OpenAI与Thrive合作开发了一款自我改进的税务AI智能体，已在30多家会计事务所处理约7,000份报税表。该智能体将准备时间缩短约三分之一，吞吐量提升约50%，并达到高达97%的准确率。技术难点在于处理混乱的K-1s、租赁计划等非结构化文件，以及跨文档的数值匹配。系统为每个操作记录完整追踪链，并利用会计师的重复修正作为评估目标，驱动Codex生成可测试的代码修复任务，形成自我改进闭环。

## 正文

OpenAI and Thrive just built a self-improving tax agent with up to 97% accuracy.

Tax AI processed 7，000 returns across 30+ accounting firms， saved about one-third of preparation time， reached up to 97% accuracy， and raised throughput by about 50%.

The hard part was not reading W-2s or 1099s， but handling messy K-1s， rental schedules， notes， spreadsheets， prior-year files， and values that must match across documents.

The system records the full trace： source file， extracted field， citation， tax-engine mapping， accountant correction， and final filed value.

Repeated corrections become eval targets， so Codex gets a narrow task with evidence， code， tests， and a pass condition.

A wrong tax field can come from many places： bad extraction， weak mapping， unsupported workflow， prior-year carryover， or human judgment.
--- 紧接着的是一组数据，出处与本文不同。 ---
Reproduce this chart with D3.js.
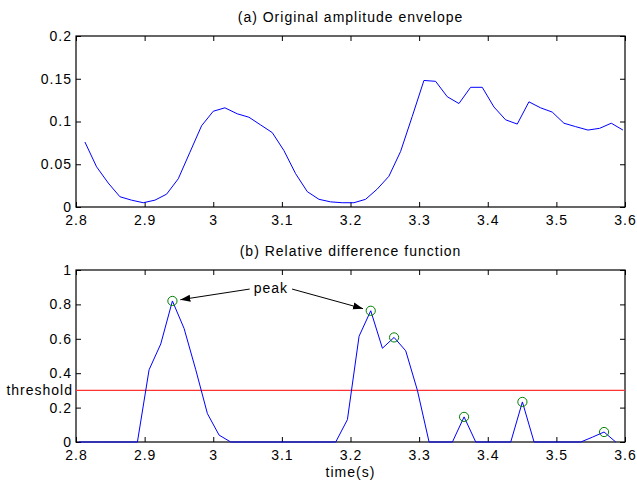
<!DOCTYPE html>
<html>
<head>
<meta charset="utf-8">
<script src="https://cdn.jsdelivr.net/npm/d3@7"></script>
<style>
  body { margin: 0; background: #fff; }
  svg { display: block; }
  text { font-family: "Liberation Sans", Arial, sans-serif; font-size: 14px; letter-spacing: 1px; fill: #000; }
</style>
</head>
<body>
<script>
// (a) amplitude envelope samples
const envTime = [2.813, 2.830, 2.847, 2.864, 2.881, 2.898, 2.915, 2.932, 2.949, 2.966,
  2.983, 3.000, 3.017, 3.035, 3.052, 3.069, 3.086, 3.103, 3.120, 3.137,
  3.154, 3.171, 3.188, 3.205, 3.222, 3.239, 3.256, 3.273, 3.290, 3.307,
  3.324, 3.341, 3.358, 3.375, 3.392, 3.409, 3.426, 3.443, 3.460, 3.477,
  3.494, 3.511, 3.528, 3.546, 3.563, 3.580, 3.597];
const envAmp = [0.076, 0.047, 0.028, 0.012, 0.008, 0.005, 0.008, 0.015, 0.033, 0.064,
  0.095, 0.112, 0.116, 0.109, 0.105, 0.096, 0.087, 0.066, 0.039, 0.018,
  0.009, 0.006, 0.005, 0.005, 0.009, 0.021, 0.036, 0.065, 0.106, 0.148,
  0.147, 0.129, 0.121, 0.140, 0.140, 0.117, 0.102, 0.097, 0.123, 0.116,
  0.111, 0.098, 0.094, 0.090, 0.092, 0.098, 0.090];

// (b) relative difference function
const diffTime = [2.8045, 2.8215, 2.8385, 2.8555, 2.8725, 2.8895, 2.9065, 2.9235, 2.9405, 2.9575,
  2.9745, 2.9915, 3.0085, 3.0255, 3.0425, 3.0595, 3.0765, 3.0935, 3.1105, 3.1275,
  3.1445, 3.1615, 3.1785, 3.1955, 3.2125, 3.2295, 3.2465, 3.2635, 3.2805, 3.2975,
  3.3145, 3.3315, 3.3485, 3.3655, 3.3825, 3.3995, 3.4165, 3.4335, 3.4505, 3.4675,
  3.4845, 3.5015, 3.5185, 3.5355, 3.5525, 3.5695, 3.5865];
const diffVal = [0, 0, 0, 0, 0, 0, 0.42, 0.57, 0.82, 0.66,
  0.42, 0.165, 0.04, 0, 0, 0, 0, 0, 0, 0,
  0, 0, 0, 0.13, 0.615, 0.763, 0.545, 0.608, 0.53, 0.3,
  0, 0, 0, 0.146, 0, 0, 0, 0, 0.233, 0,
  0, 0, 0, 0, 0.028, 0.058, 0];
const peakIdx = [8, 25, 27, 33, 38, 45];
const arrowIdx = [8, 25];
const threshold = 0.3;

const xTicks = [2.8, 2.9, 3, 3.1, 3.2, 3.3, 3.4, 3.5, 3.6];
const yTicksA = [0, 0.05, 0.1, 0.15, 0.2];
const yTicksB = [0, 0.2, 0.4, 0.6, 0.8, 1];

const width = 637, height = 481;
const left = 76, right = 625;

const svg = d3.select('body').append('svg')
  .attr('width', width)
  .attr('height', height);

svg.append('defs').append('marker')
  .attr('id', 'head')
  .attr('viewBox', '0 -4 10 8')
  .attr('refX', 10)
  .attr('refY', 0)
  .attr('markerWidth', 10)
  .attr('markerHeight', 8)
  .attr('markerUnits', 'userSpaceOnUse')
  .attr('orient', 'auto')
  .append('path')
  .attr('d', 'M0,-3.5L10,0L0,3.5Z')
  .attr('fill', '#000');

const fmt = d3.format('~g');

const drawPanel = (top, bottom, yDomain, yTicks, title) => {
  const x = d3.scaleLinear().domain([2.8, 3.6]).range([left, right]);
  const y = d3.scaleLinear().domain(yDomain).range([bottom, top]);
  const g = svg.append('g');

  g.append('g')
    .attr('transform', `translate(0,${bottom})`)
    .call(d3.axisBottom(x).tickValues(xTicks).tickFormat(fmt).tickSizeInner(-5).tickSizeOuter(0).tickPadding(8));
  g.append('g')
    .attr('transform', `translate(0,${top})`)
    .call(d3.axisTop(x).tickValues(xTicks).tickFormat('').tickSizeInner(-5).tickSizeOuter(0));
  g.append('g')
    .attr('transform', `translate(${left},0)`)
    .call(d3.axisLeft(y).tickValues(yTicks).tickFormat(fmt).tickSizeInner(-5).tickSizeOuter(0).tickPadding(4));
  g.append('g')
    .attr('transform', `translate(${right},0)`)
    .call(d3.axisRight(y).tickValues(yTicks).tickFormat('').tickSizeInner(-5).tickSizeOuter(0));

  g.selectAll('.domain').remove();
  g.selectAll('.tick line').attr('stroke', '#000');
  g.selectAll('.tick text')
    .attr('fill', '#000')
    .style('font-family', '"Liberation Sans", Arial, sans-serif')
    .style('font-size', '14px');

  g.append('rect')
    .attr('x', left)
    .attr('y', top)
    .attr('width', right - left)
    .attr('height', bottom - top)
    .attr('fill', 'none')
    .attr('stroke', '#000')
    .attr('stroke-width', 1.2);

  g.append('text')
    .attr('x', (left + right) / 2)
    .attr('y', top - 14)
    .attr('text-anchor', 'middle')
    .text(title);

  return { x, y, g };
};

// panel (a)
const pa = drawPanel(36, 207, [0, 0.2], yTicksA, '(a) Original amplitude envelope');

pa.g.append('path')
  .datum(envTime.map((t, i) => [t, envAmp[i]]))
  .attr('fill', 'none')
  .attr('stroke', '#0000ff')
  .attr('stroke-width', 1)
  .attr('d', d3.line().x(d => pa.x(d[0])).y(d => pa.y(d[1])));

// panel (b)
const pb = drawPanel(270, 442, [0, 1], yTicksB, '(b) Relative difference function');

pb.g.append('line')
  .attr('x1', left)
  .attr('x2', right)
  .attr('y1', pb.y(threshold))
  .attr('y2', pb.y(threshold))
  .attr('stroke', '#ff3333')
  .attr('stroke-width', 1.2);

pb.g.append('text')
  .attr('x', left - 3)
  .attr('y', pb.y(threshold) + 5)
  .attr('text-anchor', 'end')
  .text('threshold');

pb.g.append('path')
  .datum(diffTime.map((t, i) => [t, diffVal[i]]))
  .attr('fill', 'none')
  .attr('stroke', '#0000ff')
  .attr('stroke-width', 1)
  .attr('d', d3.line().x(d => pb.x(d[0])).y(d => pb.y(d[1])));

pb.g.selectAll('circle.peak')
  .data(peakIdx)
  .enter()
  .append('circle')
  .attr('class', 'peak')
  .attr('cx', i => pb.x(diffTime[i]))
  .attr('cy', i => pb.y(diffVal[i]))
  .attr('r', 4.6)
  .attr('fill', 'none')
  .attr('stroke', '#008000')
  .attr('stroke-width', 1);

// "peak" annotation with arrows
const labelT = 3.084, labelV = 0.866;
const lx = pb.x(labelT), ly = pb.y(labelV);
const label = pb.g.append('text')
  .attr('x', lx)
  .attr('y', ly)
  .attr('text-anchor', 'middle')
  .text('peak');
const halfW = label.node().getComputedTextLength() / 2;

arrowIdx.forEach(i => {
  const px = pb.x(diffTime[i]), py = pb.y(diffVal[i]);
  const sx = px < lx ? lx - halfW - 4 : lx + halfW + 4;
  const sy = ly - 4;
  const dx = px - sx, dy = py - sy;
  const len = Math.sqrt(dx * dx + dy * dy);
  pb.g.append('line')
    .attr('x1', sx)
    .attr('y1', sy)
    .attr('x2', px - dx / len * 8)
    .attr('y2', py - dy / len * 8)
    .attr('stroke', '#000')
    .attr('stroke-width', 1)
    .attr('marker-end', 'url(#head)');
});

svg.append('text')
  .attr('x', (left + right) / 2)
  .attr('y', 477)
  .attr('text-anchor', 'middle')
  .text('time(s)');
</script>
</body>
</html>
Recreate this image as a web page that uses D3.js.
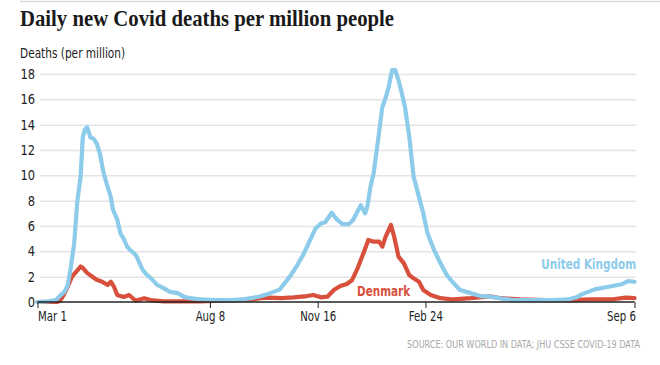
<!DOCTYPE html>
<html>
<head>
<meta charset="utf-8">
<script src="https://cdn.jsdelivr.net/npm/d3@7"></script>
<style>
  html, body { margin: 0; padding: 0; background: #fff; }
  svg { display: block; }
</style>
</head>
<body>
<svg id="chart" width="660" height="365"></svg>
<script>
// ---- DATA (days since 1 Mar 2020, deaths per million, 7-day avg) ----
const startDate = "2020-03-01";
const ukDays = [0,10,17,21,25,28,31,34,37,40,42,44,46,48,49,52,55,58,61,65,68,70,74,77,80,83,86,89,92,96,98,102,105,111,117,123,130,136,142,151,165,180,190,198,207,216,225,235,241,247,253,258,263,267,273,278,283,289,293,300,304,306,309,312,317,320,323,326,329,332,335,338,341,345,349,354,358,362,368,374,380,386,392,402,411,420,429,442,455,467,480,492,501,505,517,530,542,548,554];
const ukValues = [0,0.05,0.15,0.5,0.8,1.3,2.8,4.6,8.0,9.9,13.0,13.6,13.8,13.3,13.0,12.9,12.5,11.7,10.3,9.1,8.3,7.3,6.5,5.4,5.0,4.4,4.1,3.9,3.6,2.8,2.5,2.1,1.9,1.35,1.1,0.8,0.7,0.4,0.3,0.2,0.15,0.15,0.2,0.3,0.45,0.7,1.0,2.1,2.9,3.8,4.9,5.8,6.2,6.3,7.05,6.5,6.15,6.15,6.5,7.65,7.0,7.5,9.1,10.2,13.4,15.4,16.1,17.0,18.3,18.3,17.5,16.5,15.4,13.05,9.9,8.3,7.0,5.4,4.1,3.05,2.1,1.5,0.95,0.7,0.47,0.42,0.3,0.15,0.15,0.15,0.15,0.2,0.4,0.6,1.0,1.2,1.4,1.65,1.6];
const dkDays = [0,18,21,24,28,32,37,40,42,46,51,55,60,65,68,71,74,80,85,91,99,105,117,150,188,198,207,216,226,238,250,256,263,269,275,281,287,292,297,303,307,312,317,320,323,328,331,335,340,345,349,354,358,365,374,386,402,420,430,448,471,495,513,532,546,554];
const dkValues = [0,0,0.1,0.5,1.2,2.0,2.5,2.8,2.7,2.3,2.0,1.75,1.6,1.35,1.6,1.2,0.55,0.4,0.55,0.1,0.3,0.15,0.05,0.05,0.15,0.2,0.3,0.35,0.3,0.37,0.47,0.55,0.37,0.42,0.95,1.26,1.42,1.74,2.66,3.97,4.9,4.76,4.76,4.37,5.15,6.08,5.15,3.58,3.05,2.13,1.87,1.6,0.95,0.55,0.3,0.2,0.3,0.45,0.3,0.2,0.15,0.15,0.2,0.2,0.35,0.3];
const xTickDates = ["2020-03-01","2020-08-08","2020-11-16","2021-02-24","2021-09-06"];
const xTickLabels = ["Mar 1","Aug 8","Nov 16","Feb 24","Sep 6"];
const yTicks = [0,2,4,6,8,10,12,14,16,18];
const seriesNames = ["United Kingdom","Denmark"];

(function () {
// ---- LAYOUT ----
const svg = d3.select("#chart");
const W = 660;
const mLeft = 37.5, mRight = 634.5, mTop = 74, mBottom = 302;
const colors = { uk: "#8ccbea", dk: "#d8503c" };
const sans = "'Liberation Sans Narrow','DejaVu Sans Condensed','Roboto',sans-serif";

// horizontally condensed text placed via a transform (keeps bounding boxes honest)
function condensedText(px, py, anchor, factor) {
  return svg.append("text")
    .attr("transform", `translate(${px},${py}) scale(${factor},1)`)
    .attr("x", 0).attr("y", 0).attr("text-anchor", anchor);
}
function squeeze(sel, factor) {
  sel.each(function () {
    const w = this.getComputedTextLength();
    d3.select(this).attr("textLength", w * factor).attr("lengthAdjust", "spacingAndGlyphs");
  });
}

const parse = d3.utcParse("%Y-%m-%d");
const t0 = parse(startDate);
const x = d3.scaleUtc().domain([parse(xTickDates[0]), parse(xTickDates[xTickDates.length-1])]).range([mLeft, mRight]);
const y = d3.scaleLinear().domain([0, 18]).range([mBottom, mTop]);

const ukData = ukDays.map((d,i) => ({date: d3.utcDay.offset(t0, d), v: ukValues[i]}));
const dkData = dkDays.map((d,i) => ({date: d3.utcDay.offset(t0, d), v: dkValues[i]}));

// top rule
svg.append("line").attr("x1", 20).attr("x2", W).attr("y1", 1.5).attr("y2", 1.5)
  .attr("stroke", "#dcdcdc").attr("stroke-width", 1.5);

// title
svg.append("text").attr("x", 20).attr("y", 26)
  .attr("font-family", "'Liberation Serif','DejaVu Serif',serif")
  .attr("font-weight", "bold").attr("font-size", 24).attr("fill", "#1a1a1a")
  .attr("textLength", 374).attr("lengthAdjust", "spacingAndGlyphs")
  .text("Daily new Covid deaths per million people");

// y-axis title
condensedText(20, 58, "start", 0.84)
  .attr("font-family", sans).attr("font-size", 14).attr("fill", "#222")
  .text("Deaths (per million)");

// gridlines
const grid = svg.append("g").attr("transform", `translate(40,0)`)
  .call(d3.axisLeft(y).tickValues(yTicks.filter(v => v > 0)).tickSize(-(mRight + 1.5 - 40)).tickFormat(""));
grid.select(".domain").remove();
grid.selectAll(".tick line").attr("stroke", "#e4e4e4").attr("stroke-width", 1.5);

// y labels
const yAx = svg.append("g").attr("transform", `translate(35,0)`)
  .call(d3.axisLeft(y).tickValues(yTicks).tickSize(0).tickPadding(0).tickFormat(d3.format("d")));
yAx.select(".domain").remove();
yAx.selectAll("text").attr("font-family", sans).attr("font-size", 14.5).attr("fill", "#222")
  .attr("transform", "scale(0.88,1)");

// lines
const line = d3.line().x(d => x(d.date)).y(d => y(d.v)).curve(d3.curveLinear);
svg.append("path").datum(dkData).attr("d", line).attr("fill", "none")
  .attr("stroke", colors.dk).attr("stroke-width", 4.2).attr("stroke-linejoin", "round").attr("stroke-linecap", "round");
svg.append("path").datum(ukData).attr("d", line).attr("fill", "none")
  .attr("stroke", colors.uk).attr("stroke-width", 4.2).attr("stroke-linejoin", "round").attr("stroke-linecap", "round");

// x axis
const xAx = svg.append("g").attr("transform", `translate(0,${mBottom})`)
  .call(d3.axisBottom(x).tickValues(xTickDates.map(parse)).tickSize(6).tickPadding(3)
    .tickFormat((d,i) => xTickLabels[i]));
xAx.select(".domain").attr("stroke", "#222").attr("stroke-width", 1.5).attr("d", `M${mLeft},0H${mRight}`);
xAx.selectAll(".tick line").attr("stroke", "#222").attr("stroke-width", 1);
const nT = xTickDates.length;
xAx.selectAll(".tick text").attr("font-family", sans).attr("font-size", 14.5).attr("fill", "#222")
  .attr("text-anchor", (d,i) => i === 0 ? "start" : (i === nT - 1 ? "end" : "middle"))
  .attr("x", (d,i) => i === nT - 1 ? 1 / 0.78 : 0)
  .attr("transform", "scale(0.78,1)");

// series labels
condensedText(636, 269, "end", 0.8)
  .attr("font-family", sans).attr("font-weight", "bold").attr("font-size", 14.5).attr("fill", colors.uk)
  .text(seriesNames[0]);
condensedText(357, 296, "start", 0.8)
  .attr("font-family", sans).attr("font-weight", "bold").attr("font-size", 14.5).attr("fill", colors.dk)
  .text(seriesNames[1]);

// source
condensedText(640, 348, "end", 0.82)
  .attr("font-family", sans).attr("font-size", 11).attr("fill", "#a8a8a8")
  .text("SOURCE: OUR WORLD IN DATA; JHU CSSE COVID-19 DATA");
})();
</script>
</body>
</html>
The clever part was not simply using Codex to write fixes， but building a product environment where repeated practitioner corrections became bounded， testable engineering tasks.

In the rental-property example， the agent could inspect source documents， extraction traces， mapper behavior， expected outputs， and regression tests before proposing a change.